Skyscrapers create diverse vertical communities, which impose social, operational and economic challenges. High rise structures accommodate thousands of office workers/families or visitors and have always had logistical challenges that vary from building to building but the most common issues are Environmental, Health & Safety Management. Says Coffin, “This does not just mean complying with the annual fire drills and implementing a rigorous system of preventive/reactive maintenance but ensuring that all mandatory certifications are in place, ensuring proper supervision of any works/fit out in the building and insisting proper fire & risk assessments are actioned.”

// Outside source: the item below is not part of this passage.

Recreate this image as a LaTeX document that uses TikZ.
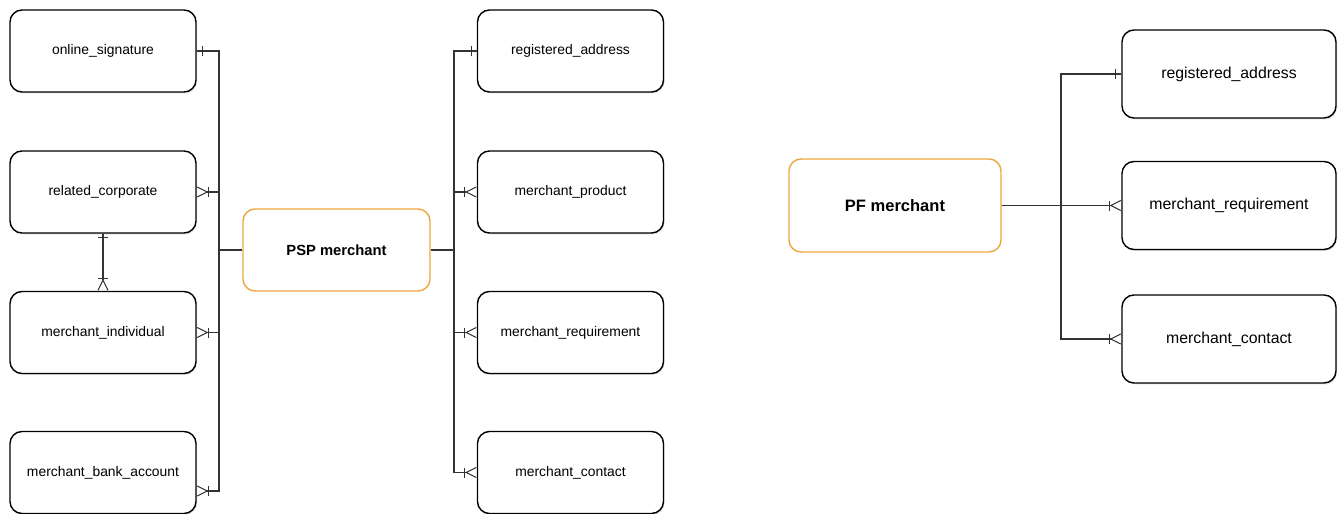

The more recent challenge, Coffin points out is in supporting the emergence of these vast vertical urban communities is accommodating changing customer expectations. “High rise communities are now expected to provide not just a vertical community but an environment that is optimal for the occupants’ health and wellbeing, less demanding on the environment and sustainable in terms of operations,” he adds. Access and particularly safe access is always the challenge, says Moore. “We have witnessed extensive systems installed then abandoned; we have seen other instances of BMU systems failing with disastrous sometimes tragic consequences. As always, the key to success is a thorough and professional FM design review to consider and optimise maintenance in terms of material/equipment selection and of course safe access and appropriate maintenance techniques,” he adds.
However, at Megarme, Gill says that they working hard to bring awareness to the market to involve IRATA certified company during the consultancy/design stage of the project which enables to develop a unique access and cleaning strategy for the maintenance cleaning of the structures. “This helps clients make educated decision to invest in the most appropriate access system for the cleaning works,” adds Gill.